• **PROVIDED INFORMATION**

※

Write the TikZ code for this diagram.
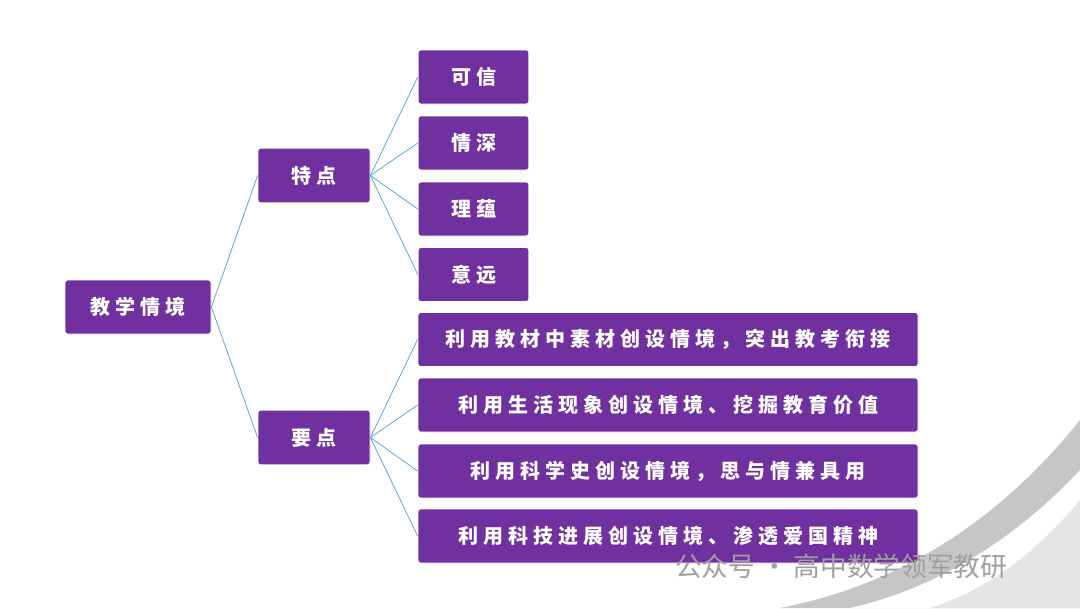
\documentclass[tikz,border=0pt]{standalone}
\usepackage{fontspec}
\newfontfamily\cjk[LetterSpace=25]{Noto Sans CJK SC}
\newfontfamily\cjkw{Noto Sans CJK SC}
\definecolor{pur}{HTML}{7030A0}
\definecolor{lnk}{HTML}{5FA8D3}
\tikzset{box/.style={draw=white,line width=0.6pt,fill=pur,rounded corners=2pt,text=white,font=\cjk\bfseries\fontsize{15}{18}\selectfont,inner sep=0pt,align=center},
 lnkline/.style={draw=lnk,line width=0.6pt}}
\begin{document}
\begin{tikzpicture}[x=0.75pt,y=-0.75pt]
\useasboundingbox (0,0) rectangle (1080,608);
\fill[white] (0,0) rectangle (1080,608);
% swoosh
\fill[gray!45] (1080,420) .. controls (1000,520) and (900,585) .. (780,608) -- (1080,608) -- cycle;
\fill[white] (1080,470) .. controls (1010,545) and (930,590) .. (850,608) -- (1080,608) -- cycle;
\fill[gray!20] (1080,500) .. controls (1030,560) and (980,592) .. (930,608) -- (1080,608) -- cycle;
\node[box,minimum width=109.5pt,minimum height=40.5pt] (root) at (138,307) {教学情境};
\node[box,minimum width=84pt,minimum height=41pt] (t) at (314,175.5) {特点};
\node[box,minimum width=84pt,minimum height=41pt] (y) at (314,437.5) {要点};
\foreach \n/\yy/\s in {a/77/可信,b/143/情深,c/209/理蕴,d/274.5/意远}
  \node[box,minimum width=83pt,minimum height=40.5pt] (\n) at (473.5,\yy) {\s};
\foreach \n/\yy/\s in {e/339.5/利用教材中素材创设情境，突出教考衔接,f/405/利用生活现象创设情境、挖掘教育价值,g/471/利用科学史创设情境，思与情兼具用,h/536/利用科技进展创设情境、渗透爱国精神}
  \node[box,minimum width=375pt,minimum height=40.5pt] (\n) at (668,\yy) {\s};
\draw[lnkline] (root.east) -- (t.west);
\draw[lnkline] (root.east) -- (y.west);
\foreach \n in {a,b,c,d} \draw[lnkline] (t.east) -- (\n.west);
\foreach \n in {e,f,g,h} \draw[lnkline] (y.east) -- (\n.west);
\node[text=gray!75,font=\cjkw\fontsize{20}{24}\selectfont,anchor=west,inner sep=0pt] (wm) at (675,566) {公众号 · 高中数学领军教研};
\end{tikzpicture}
\end{document}
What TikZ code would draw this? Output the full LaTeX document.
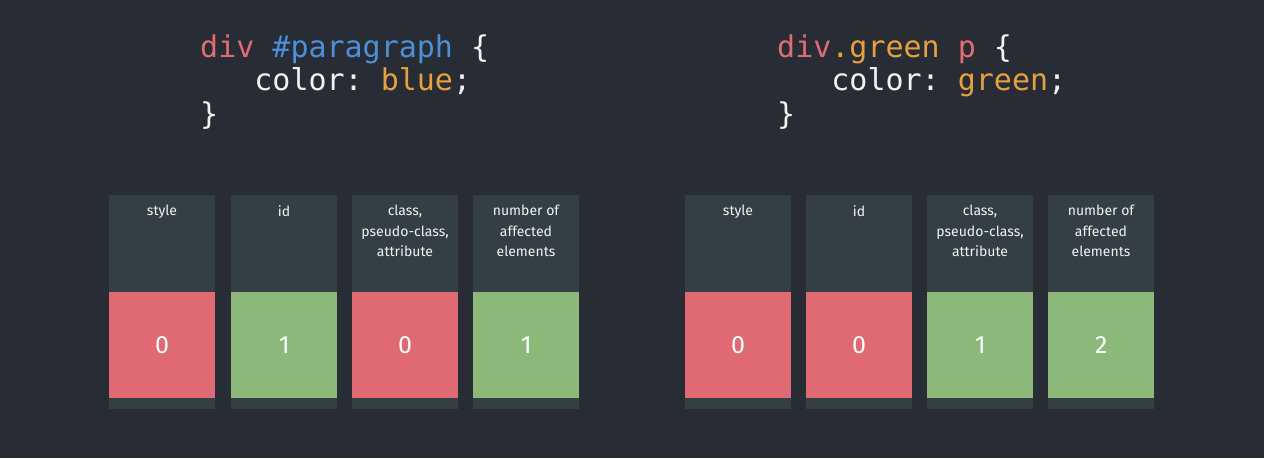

※

• **EXERCISE TASK**
Copy every record character for character. Skip the pictures.

• **REPLY**
Write the TikZ code for this diagram.
\documentclass[tikz,border=0pt]{standalone}
\usepackage{fontspec}
\newfontfamily\cjk[LetterSpace=25]{Noto Sans CJK SC}
\newfontfamily\cjkw{Noto Sans CJK SC}
\definecolor{pur}{HTML}{7030A0}
\definecolor{lnk}{HTML}{5FA8D3}
\tikzset{box/.style={draw=white,line width=0.6pt,fill=pur,rounded corners=2pt,text=white,font=\cjk\bfseries\fontsize{15}{18}\selectfont,inner sep=0pt,align=center},
 lnkline/.style={draw=lnk,line width=0.6pt}}
\begin{document}
\begin{tikzpicture}[x=0.75pt,y=-0.75pt]
\useasboundingbox (0,0) rectangle (1080,608);
\fill[white] (0,0) rectangle (1080,608);
% swoosh
\fill[gray!45] (1080,420) .. controls (1000,520) and (900,585) .. (780,608) -- (1080,608) -- cycle;
\fill[white] (1080,470) .. controls (1010,545) and (930,590) .. (850,608) -- (1080,608) -- cycle;
\fill[gray!20] (1080,500) .. controls (1030,560) and (980,592) .. (930,608) -- (1080,608) -- cycle;
\node[box,minimum width=109.5pt,minimum height=40.5pt] (root) at (138,307) {教学情境};
\node[box,minimum width=84pt,minimum height=41pt] (t) at (314,175.5) {特点};
\node[box,minimum width=84pt,minimum height=41pt] (y) at (314,437.5) {要点};
\foreach \n/\yy/\s in {a/77/可信,b/143/情深,c/209/理蕴,d/274.5/意远}
  \node[box,minimum width=83pt,minimum height=40.5pt] (\n) at (473.5,\yy) {\s};
\foreach \n/\yy/\s in {e/339.5/利用教材中素材创设情境，突出教考衔接,f/405/利用生活现象创设情境、挖掘教育价值,g/471/利用科学史创设情境，思与情兼具用,h/536/利用科技进展创设情境、渗透爱国精神}
  \node[box,minimum width=375pt,minimum height=40.5pt] (\n) at (668,\yy) {\s};
\draw[lnkline] (root.east) -- (t.west);
\draw[lnkline] (root.east) -- (y.west);
\foreach \n in {a,b,c,d} \draw[lnkline] (t.east) -- (\n.west);
\foreach \n in {e,f,g,h} \draw[lnkline] (y.east) -- (\n.west);
\node[text=gray!75,font=\cjkw\fontsize{20}{24}\selectfont,anchor=west,inner sep=0pt] (wm) at (675,566) {公众号 · 高中数学领军教研};
\end{tikzpicture}
\end{document}
What TikZ code would draw this? Output the full LaTeX document.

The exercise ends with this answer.